A Justiça brasileira tem consolidado o entendimento de que o rol de procedimentos da Agência Nacional de Saúde Suplementar (ANS) é exemplificativo, o que obriga os planos de saúde a cobrir tratamentos fora da lista, desde que respaldados por evidências científicas.
De acordo com o advogado especialista em Direito da Saúde, Elton Fernandes, o entendimento, que se baseia na Lei 14.454/2022, confirma que o rol da ANS deve ser visto como referência mínima, e não como um limite absoluto à cobertura dos planos de saúde.
Recentemente, no julgamento da ADI 7265 – que questiona a constitucionalidade do rol exemplificativo da ANS – os ministros do STF, Luís Roberto Barroso e Cármen Lúcia, votaram a favor da constitucionalidade da lei, defendendo que o rol exemplificativo assegura o acesso a tratamentos eficazes respaldados por evidências científicas.
O que é o rol da ANS e por que ele gera debate
O rol da ANS define os exames, tratamentos e procedimentos que os planos de saúde devem cobrir prioritariamente. Em 2022, o STJ chegou a considerá-lo taxativo, limitando a cobertura à lista oficial.
Pouco depois, o Congresso aprovou a Lei 14.454/2022, que devolveu ao rol o caráter exemplificativo. A norma prevê a cobertura de tratamentos não listados, desde que haja comprovação científica de eficácia ou recomendação de órgãos de saúde nacionais e internacionais.
A ANS argumenta que o rol garante previsibilidade mínima para operadoras e beneficiários, mas associações de defesa do consumidor defendem que ele não deve restringir o acesso a terapias modernas.
“O legislador estabeleceu critérios importantes para a superação do rol de procedimentos, em linha com o que a lei originalmente previu. O critério científico é um guia importante para a segurança do sistema e dos pacientes”, explica o advogado.
Decisões judiciais reforçam cobertura ampliada
Elton Fernandes relata que tribunais de primeira e segunda instância têm seguido a interpretação exemplificativa, obrigando as operadoras a autorizar procedimentos fora da lista quando há indicação médica fundamentada.
Porém, ao contrário do que se acreditava à época da aprovação da nova lei, o advogado explica que a flexibilização do rol da ANS não resultou em aumento de processos contra os planos de saúde.

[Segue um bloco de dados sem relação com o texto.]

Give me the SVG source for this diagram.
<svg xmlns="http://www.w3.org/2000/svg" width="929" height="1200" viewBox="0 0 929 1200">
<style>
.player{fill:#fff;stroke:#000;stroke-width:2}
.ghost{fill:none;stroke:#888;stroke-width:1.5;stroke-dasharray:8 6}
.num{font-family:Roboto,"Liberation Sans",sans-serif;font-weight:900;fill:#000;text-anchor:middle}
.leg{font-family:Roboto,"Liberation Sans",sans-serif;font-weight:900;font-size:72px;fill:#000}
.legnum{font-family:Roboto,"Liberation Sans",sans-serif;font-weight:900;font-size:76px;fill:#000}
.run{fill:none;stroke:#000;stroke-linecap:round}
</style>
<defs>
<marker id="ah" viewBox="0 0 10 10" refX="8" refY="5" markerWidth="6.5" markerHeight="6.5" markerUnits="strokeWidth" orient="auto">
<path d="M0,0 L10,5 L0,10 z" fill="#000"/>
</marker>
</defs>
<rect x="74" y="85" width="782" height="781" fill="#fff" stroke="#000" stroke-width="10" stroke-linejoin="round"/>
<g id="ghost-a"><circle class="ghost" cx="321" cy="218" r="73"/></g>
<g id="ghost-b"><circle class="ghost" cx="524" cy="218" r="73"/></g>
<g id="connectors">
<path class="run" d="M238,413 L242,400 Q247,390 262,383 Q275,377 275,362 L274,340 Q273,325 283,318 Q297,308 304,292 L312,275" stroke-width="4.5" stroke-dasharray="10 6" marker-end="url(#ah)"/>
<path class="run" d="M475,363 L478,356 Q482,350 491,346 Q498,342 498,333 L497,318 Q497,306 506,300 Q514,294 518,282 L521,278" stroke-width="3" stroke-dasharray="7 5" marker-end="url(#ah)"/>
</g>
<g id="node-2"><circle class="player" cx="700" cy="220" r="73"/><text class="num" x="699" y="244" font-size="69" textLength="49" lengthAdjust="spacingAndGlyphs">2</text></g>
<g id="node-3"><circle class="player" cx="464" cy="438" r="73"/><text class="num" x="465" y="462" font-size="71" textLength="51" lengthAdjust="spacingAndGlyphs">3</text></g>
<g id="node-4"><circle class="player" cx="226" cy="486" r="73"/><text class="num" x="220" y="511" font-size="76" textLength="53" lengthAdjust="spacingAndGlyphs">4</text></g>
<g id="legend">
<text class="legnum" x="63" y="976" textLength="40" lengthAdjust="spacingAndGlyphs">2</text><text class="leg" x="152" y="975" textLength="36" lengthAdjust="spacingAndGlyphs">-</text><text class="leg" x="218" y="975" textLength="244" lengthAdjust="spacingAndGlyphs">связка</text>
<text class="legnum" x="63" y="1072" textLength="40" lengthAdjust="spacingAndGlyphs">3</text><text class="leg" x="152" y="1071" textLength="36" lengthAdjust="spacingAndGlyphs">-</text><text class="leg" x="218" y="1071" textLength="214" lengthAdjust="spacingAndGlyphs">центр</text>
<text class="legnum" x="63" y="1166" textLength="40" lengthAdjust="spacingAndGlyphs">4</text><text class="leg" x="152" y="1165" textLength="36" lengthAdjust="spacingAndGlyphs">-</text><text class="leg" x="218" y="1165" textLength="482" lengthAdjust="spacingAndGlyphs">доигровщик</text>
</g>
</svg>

Um estudo do Instituto Brasileiro de Defesa do Consumidor (Idec) e da Pontifícia Universidade Católica de São Paulo (PUC-SP), que analisou mais de 40 mil processos no Tribunal de Justiça de São Paulo (TJSP) entre janeiro de 2019 e agosto de 2023, concluiu que a aprovação da Lei 14.454/2022 não aumentou a judicialização da saúde suplementar.
A pesquisa mostrou que o volume de processos contra planos de saúde cresceu em 2019 e no início da pandemia de Covid-19, em 2020, mas estabilizou-se após o fim da emergência de saúde pública, em abril de 2022. Em 2023, houve retomada do crescimento de ações, mas sem superar os patamares do segundo semestre de 2022, indicando que a flexibilização do rol não gerou impacto significativo na judicialização.

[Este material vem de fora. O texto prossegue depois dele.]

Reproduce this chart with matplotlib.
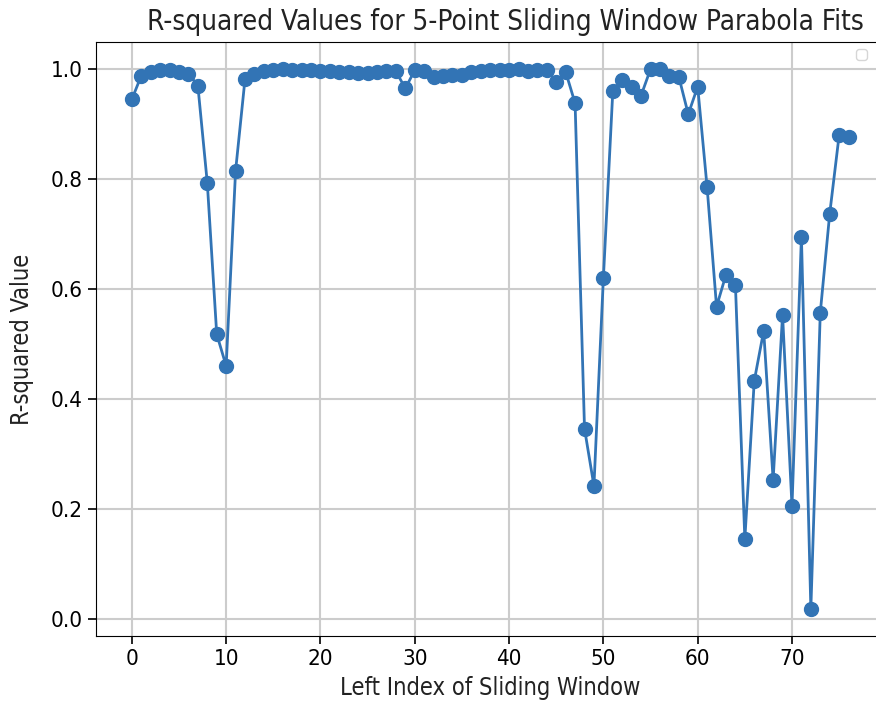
import numpy as np
from matplotlib import pyplot as plt

# R-squared of each 5-point window, indexed by left edge
r_squared = [
    0.945, 0.988, 0.995, 0.998, 0.999, 0.995, 0.992, 0.970, 0.793, 0.518,
    0.460, 0.815, 0.982, 0.992, 0.997, 0.999, 1.000, 0.999, 0.998, 0.998,
    0.997, 0.996, 0.995, 0.994, 0.993, 0.993, 0.994, 0.997, 0.996, 0.965,
    0.998, 0.996, 0.985, 0.988, 0.989, 0.990, 0.994, 0.996, 0.998, 0.999,
    0.999, 1.000, 0.996, 0.998, 0.999, 0.977, 0.995, 0.938, 0.346, 0.242,
    0.620, 0.960, 0.980, 0.968, 0.952, 1.000, 1.000, 0.988, 0.986, 0.918,
    0.968, 0.785, 0.568, 0.626, 0.608, 0.145, 0.433, 0.524, 0.253, 0.553,
    0.205, 0.695, 0.018, 0.557, 0.737, 0.880, 0.877,
]
left_index = np.arange(len(r_squared))

plt.rcParams['font.family'] = 'DejaVu Sans'
plt.rcParams['font.stretch'] = 'condensed'

fig = plt.figure(figsize=(8.76, 7.02), dpi=100)
ax = fig.add_axes([0.1096, 0.094, 0.9, 0.846])

ax.plot(left_index, r_squared, color="#3274b5", marker="o", markersize=10, linewidth=2)
ax.set_title("R-squared Values for 5-Point Sliding Window Parabola Fits",
             fontsize=20, color="#222222", pad=9, x=0.519)
ax.set_xlabel("Left Index of Sliding Window", fontsize=17, color="#222222", labelpad=5)
ax.set_ylabel("R-squared Value", fontsize=17, color="#222222", labelpad=12)
ax.tick_params(labelsize=16, length=6, width=1.2)
for lab in ax.get_xticklabels() + ax.get_yticklabels():
    lab.set_fontstretch('condensed')
ax.grid(True, color="#cccccc", linewidth=1.5)
ax.set_axisbelow(True)
ax.legend(handles=[], loc="upper right", bbox_to_anchor=(0.987, 1.0))

plt.savefig("out.png", dpi=100)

O advogado especialista em Direito da Saúde afirma que as operadoras podem estar autorizando mais procedimentos fora do rol, desde que respaldados cientificamente, conforme previsto na legislação. “O respeito à lei é importante para todos. A ANS tem atualizado o rol mais constantemente, o que também ajuda a diminuir a judicialização”, completa Fernandes.
Lei avançou, mas negativas de cobertura continuam
Segundo Elton Fernandes, a Lei 14.454/2022 trouxe avanços significativos, estabelecendo que o rol da ANS é apenas um guia, superável quando o tratamento é indicado com base em evidências científicas. Ele destaca que a interpretação exemplificativa do rol amplia o acesso a tratamentos, mas reforça que a prescrição médica deve ser acompanhada de um relatório detalhado, com estudos que justifiquem a recomendação.
“A lei prevê que o médico deve fornecer plano terapêutico, indicando, então, quais os prováveis prazos de reavaliação do caso. A ciência é o guia que deve nortear todas as condutas, quer seja do médico, quer seja da operadora”, reforça o advogado especialista em planos de saúde.
Apesar dos avanços, o especialista relata que negativas de cobertura ainda ocorrem, especialmente em casos de tratamentos inovadores ou off-label. Nestas situações, Elton Fernandes explica que a Justiça tem permitido o acesso aos tratamentos, desde que respaldados cientificamente.
“Percebe-se ainda alguma confusão em classificar de tratamentos experimentais procedimentos que estão, muitas vezes, consagrados na ciência, mas que ainda não foram avaliados pela Anvisa para aquela terapia específica. Esse é ainda um dos gargalos da judicialização”, explica.